De-normalizing data for the user interface

Have you ever wanted to display and edit data in a form that looks like a Cross-Tab query?  A great example of this might be to allow users to enter their hours spent on various projects (rows) for each day (columns) in the current week or month.

Last month, during my monthly Access User Groups meeting I talked about de-normalizing data for the user interface.  The idea for this presentation came from a question on Experts Exchange where the poster (OP) asked for some help convincing his manager to allow him to store the data in a normalized fashion.  The problem was that his manager wanted the data displayed in a format similar to what they had been using on a paper form.

But his data entry alternative was a continuous (or perhaps datasheet) form which simply had a separate row for each entry.

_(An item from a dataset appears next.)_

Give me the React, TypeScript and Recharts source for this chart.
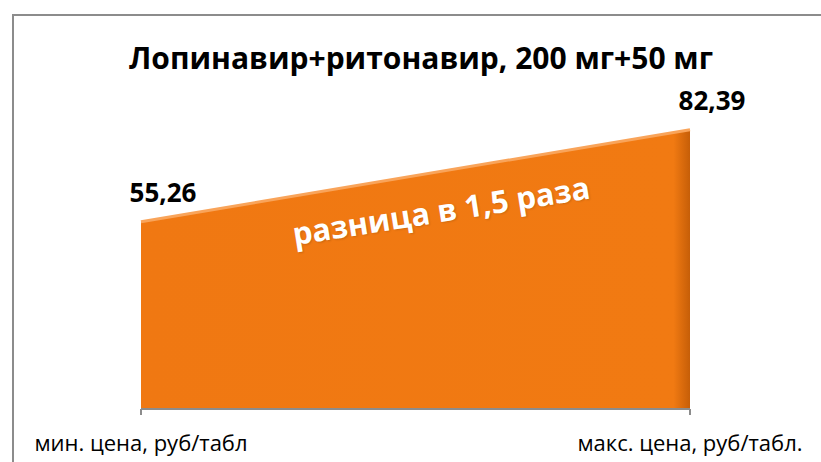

One of the solutions provided suggested using an ActiveX grid control, but with those not working in 64Bit Office, I tend to shy away from them.  Another option, the one I subscribe to, suggested creating a de-normalized temporary table from the normalized data and binding a form to that temporary table.  This is not a trivial task, but really is not that difficult and makes entering data much more intuitive than the “normalized” option presented above.  And updating the data in the normalized table either as changes are made to the temp table or when the user closes the temp table.  I’ve created a sample database (downloadable from here) and a video (available which describe how to do this.

One thought on “De-normalizing data for the user interface

  1. This is a really great concept and guide. I am always looking to improve my forms. It looks like you are still using Access 2010 in the video, is there any reason for this in particular?